In a yard even smaller than mine, this crafty gardener used the same plants–ligustrum and pittosporum. But the ligustrum has been espaleired–pruned to grow flat against the wall. 

This photo was taken in early September. You can see how the conical form of the arborvitae provides a beaurtiful emerald-green backdrop for the cleome and black-eyed Susans, making them pop in the late afternoon sun.

What are the shapes and forms of the trees and shrubs you are seeing in your online nursery crawls and drive-abouts? Make notes and do some sketching. What ideas does this give you for your winter garden? What’s on your wish list now?

small urn fountain surrounded by ferns

The gate, columns, and walkway all provide structure and become points of interest in the winter when the landscape is more subdued.

Man-made Points of Interest in the Winter Garden

Hardscaping provides both structure and interest in the winter garden. My brick wall, the metal gate, and the curved stone walkway all provide structure but also become points of interest in the more subdued winter environment. The fountains and statuary, the seating area in the Dooryard and the garden bench and birdbath in the shade garden continue to provide interest (although when it gets really cold, I have to take the fountains offline). Any planters I leave out all winter are planted with winter annuals to provide pops of color; others are moved into storage.

Time to Poke Around…

What features structure your space and provide interest in your garden? What points of interest could you create using items you already have or items you could repurpose? Visit some local gardens and notice the features they use as points of interest. (Note that benches are easy to come by and usually inexpensive.)

Go to local salvage stores and secondhand stores and walk through with an eye toward things you could repurpose to provide points of interest in your garden.

Consider building a recirculating DIY fountain or waterfall.

Most of all, remind yourself to take the time to see past the present to the possible, and don’t get intimidated by the scale of things as you are looking around for ideas—the arbor walkways at the Biltmore Conservatory is a good example. We used the same idea to build a much smaller arbor entry into Rich and Katie’s back room—same idea, different scale.

You may be inspired by things in grand gardens…don’t be intimidated. Scale things to fit your space and see if they work.

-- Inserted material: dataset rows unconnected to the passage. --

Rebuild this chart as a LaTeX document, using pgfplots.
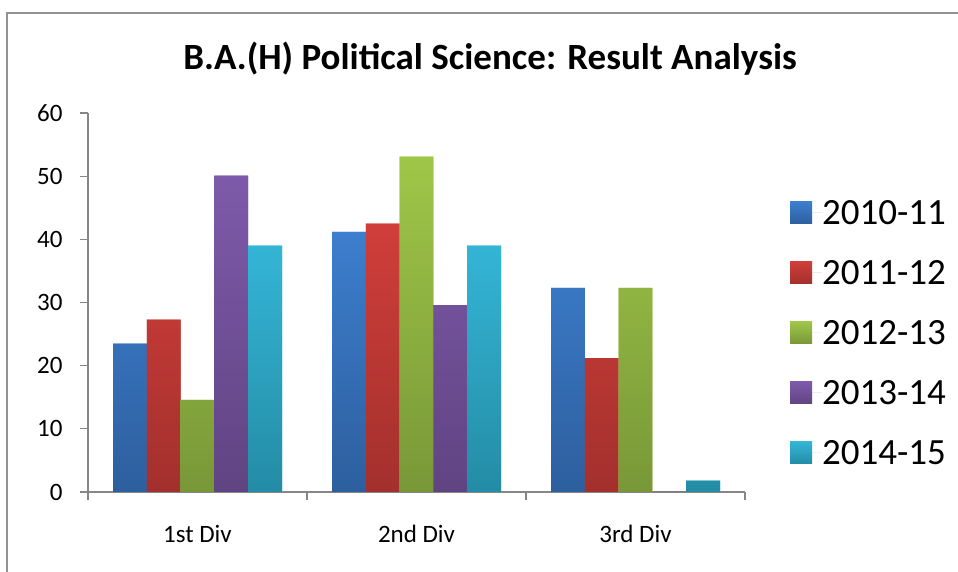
\documentclass[border=0pt]{standalone}
\usepackage{fontspec}
\setmainfont{Carlito}
\usepackage{pgfplots}
\pgfplotsset{compat=1.18}
\definecolor{bT}{RGB}{61,126,206}\definecolor{bB}{RGB}{45,95,158}
\definecolor{rT}{RGB}{208,62,58}\definecolor{rB}{RGB}{163,48,45}
\definecolor{gT}{RGB}{160,198,72}\definecolor{gB}{RGB}{120,152,56}
\definecolor{pT}{RGB}{126,90,170}\definecolor{pB}{RGB}{96,68,130}
\definecolor{cT}{RGB}{52,181,214}\definecolor{cB}{RGB}{36,140,165}
\definecolor{axgray}{RGB}{134,134,134}
\begin{document}
\begin{tikzpicture}[x=1pt,y=1pt]
\useasboundingbox (0,0) rectangle (958,572);
\draw[color=axgray!90!white, line width=2pt] (7,-5) -- (7,559) -- (965,559);
\node[anchor=base, font=\bfseries\fontsize{37}{44}\selectfont] at (490,502) {B.A.(H) Political Science: Result Analysis};
\begin{axis}[
  at={(88pt,80pt)}, anchor=south west,
  scale only axis, width=657pt, height=379pt,
  ymin=0, ymax=60, ytick={0,10,...,60},
  xmin=-0.5, xmax=2.5,
  xtick={0,1,2}, xticklabels={1st Div,2nd Div,3rd Div},
  minor xtick={-0.5,0.5,1.5,2.5},
  axis lines*=left,
  axis line style={draw=axgray, line width=1.2pt},
  every tick/.style={draw=axgray, line width=1.2pt},
  tick align=outside,
  major tick length=8pt, minor tick length=8pt,
  major x tick style={draw=none},
  /pgf/number format/assume math mode=true,
  tick label style={font=\fontsize{25}{30}\selectfont},
  xticklabel style={yshift=-22pt},
  yticklabel style={xshift=-14pt},
  ybar=0pt, bar width=33.8pt,
  legend style={at={(1.0685,0.42)}, anchor=west, draw=none, fill=none,
    inner sep=0pt, outer sep=0pt, row sep=36pt,
    font=\fontsize{37}{44}\selectfont,
    nodes={inner sep=0pt, outer sep=0pt, text height=24pt, text depth=0pt}},
  legend cell align=left,
  legend image code/.code={\fill[#1] (0pt,-11pt) rectangle (22pt,11pt); \path (0pt,0pt) -- (32pt,0pt);},
]
\addplot[draw=none, top color=bT, bottom color=bB, fill=bT] coordinates {(0,23.5) (1,41.2) (2,32.3)};
\addplot[draw=none, top color=rT, bottom color=rB, fill=rT] coordinates {(0,27.3) (1,42.5) (2,21.2)};
\addplot[draw=none, top color=gT, bottom color=gB, fill=gT] coordinates {(0,14.6) (1,53.1) (2,32.3)};
\addplot[draw=none, top color=pT, bottom color=pB, fill=pT] coordinates {(0,50.1) (1,29.6) (2,0)};
\addplot[draw=none, top color=cT, bottom color=cB, fill=cT] coordinates {(0,39.0) (1,39.0) (2,1.8)};
\legend{2010-11,2011-12,2012-13,2013-14,2014-15}
\end{axis}
\end{tikzpicture}
\end{document}
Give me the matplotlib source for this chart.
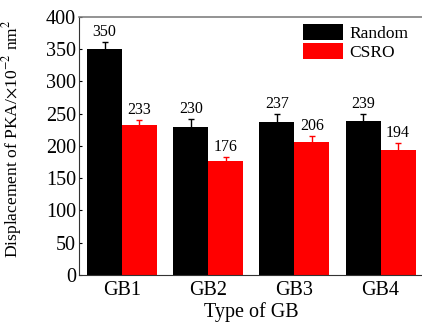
import numpy as np
import matplotlib.pyplot as plt

plt.rcParams['font.family'] = ['Liberation Serif', 'DejaVu Serif']
plt.rcParams['mathtext.fontset'] = 'stix'

# Displacement of PKA for each grain boundary type
gb_types = ['GB1', 'GB2', 'GB3', 'GB4']
random_vals = [350, 230, 237, 239]
random_err = [11, 12, 13, 10]
csro_vals = [233, 176, 206, 194]
csro_err = [7, 7.5, 9.5, 10]

fig = plt.figure(figsize=(4.22, 3.28), dpi=100)
ax = fig.add_axes([0.187, 0.1616, 0.815, 0.7866])

x = np.arange(len(gb_types))
w = 0.405

ax.bar(x - w / 2, random_vals, w, color='black', label='Random',
       yerr=random_err, error_kw=dict(ecolor='black', elinewidth=1, capsize=2.5, capthick=1))
ax.bar(x + w / 2, csro_vals, w, color='#ff0000', label='CSRO',
       yerr=csro_err, error_kw=dict(ecolor='#ff0000', elinewidth=1, capsize=2.5, capthick=1))

# value labels above the error bars
for xs, vals, errs in [(x - w / 2, random_vals, random_err), (x + w / 2, csro_vals, csro_err)]:
    for xi, v, e in zip(xs, vals, errs):
        ax.text(xi, v + e + 3, str(v), ha='center', va='bottom', fontsize=11.5)

ax.set_xlim(-0.5, 3.49)
ax.set_ylim(0, 400)
ax.set_yticks(range(0, 401, 50))
ax.set_xticks(x)
ax.set_xticklabels(gb_types, fontsize=14.5)
ax.tick_params(axis='y', direction='in', length=2.5, labelsize=14.5, pad=2)
ax.tick_params(axis='x', length=0, pad=4)

ax.set_xlabel('Type of GB', fontsize=14.5, labelpad=2)
ax.set_ylabel(r'Displacement of PKA/$\times$10$^{-2}$ nm$^{2}$', fontsize=12.6)
ax.yaxis.set_label_coords(-0.16, 0.53)

ax.spines['top'].set_color('#808080')
ax.spines['top'].set_linewidth(1.2)
ax.spines['right'].set_visible(False)
ax.spines['left'].set_color('#333333')
ax.spines['bottom'].set_color('#333333')

ax.legend(loc='upper left', bbox_to_anchor=(0.718, 0.926), bbox_transform=fig.transFigure,
          frameon=False, fontsize=12.5, handlelength=2.3, handleheight=1.05,
          labelspacing=0.02, handletextpad=0.35, borderpad=0, borderaxespad=0)

fig.savefig('out.png', dpi=100)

Katie’s arbor is scaled to fit her space. 

Build Your Garden’s Bones

I started reading a book lent to me by my gardening friend, Susan Hitchcock, who knows a lot more about gardening, gardens, and gardeners than I do. It’s called Two Gardeners: A Friendship in Letters. It’s a gorgeous collection of the letters written back and forth between Katherine S. White, writer and editor for The New Yorker (and the wife of E. B. White) and Elizabeth Lawrence, garden writer of books as well as articles for the Charlotte Observer. In the introduction, Emily Herring Wilson writes that gardeners are often good writers, as these two certainly were. They used writing letters to preserve their memories of what was often fleeting in the garden.

It is far easier to maintain the illusion of a garden in a letter. Which brings us to the idea of the garden as an illusion, for it is the constant hope of the gardener that enriching this bed and planting that shrub will result in an aesthetic experience that lives up to the dream. So, what is the gardener’s dream but a dream of the ideal order in which beauty can be expressed, and loss absorbed?

A dream of the ideal order…I love that.

My mom is always with me in the garden, and I believe she had it right. Build the bones first. By starting with your winter garden, you will create the backdrop and structure for your dream garden all year.

So, go forth and create your dream!

 

Joan Elizabeth Kidd Young (1930-2016)

What I Hope to Do with This Series

In the last episode, I told this story. I decided to leave it in here because telling it helped me define who I am and what I am all about in this garden design space.

The other day, I was exploring gardens with friends, and we got to talking about garden clubs. One of them asked, “Do you want to join one?” I said, “Yes I kind of do.” I just like talking about gardening with people who garden. One of them said, “You don’t want to join mine. It’s not on your level.”

I have to say, I was shaken by that. I didn’t know there were “levels” of gardeners. But then, I guess there are given that there are people called Master Gardeners (I’m not one) and Landscape Designers (I’m a hack). And so forth.

Just to be clear, I’m not on a “level.” I just do what my mom taught me and what I have learned from reading and from visiting gardens and talking with other gardeners. With Jennifer’s Home Journal, I am trying my best to provide a little inspiration, a little information, and a lot of encouragement to explore ideas so you can make your spaces yours. I’m not an expert on this or anything else. I’m a learner, just like you. I seek inspiration and crave connection with others who have similar interests.

So, what might you do with any of this? Maybe throw down some stuff in your yard and mess around with spaces and shapes? Maybe go buy some graph paper and colored pencils and mess about on paper? I’d love to see and hear about it!

You know where to find me…in the garden or in the kitchen or in the Wayback building something. I’d love to hear from you!

I’m no expert and I’m not on a “level.” I just do what I have learned through experience, practice, and learning from other gardeners.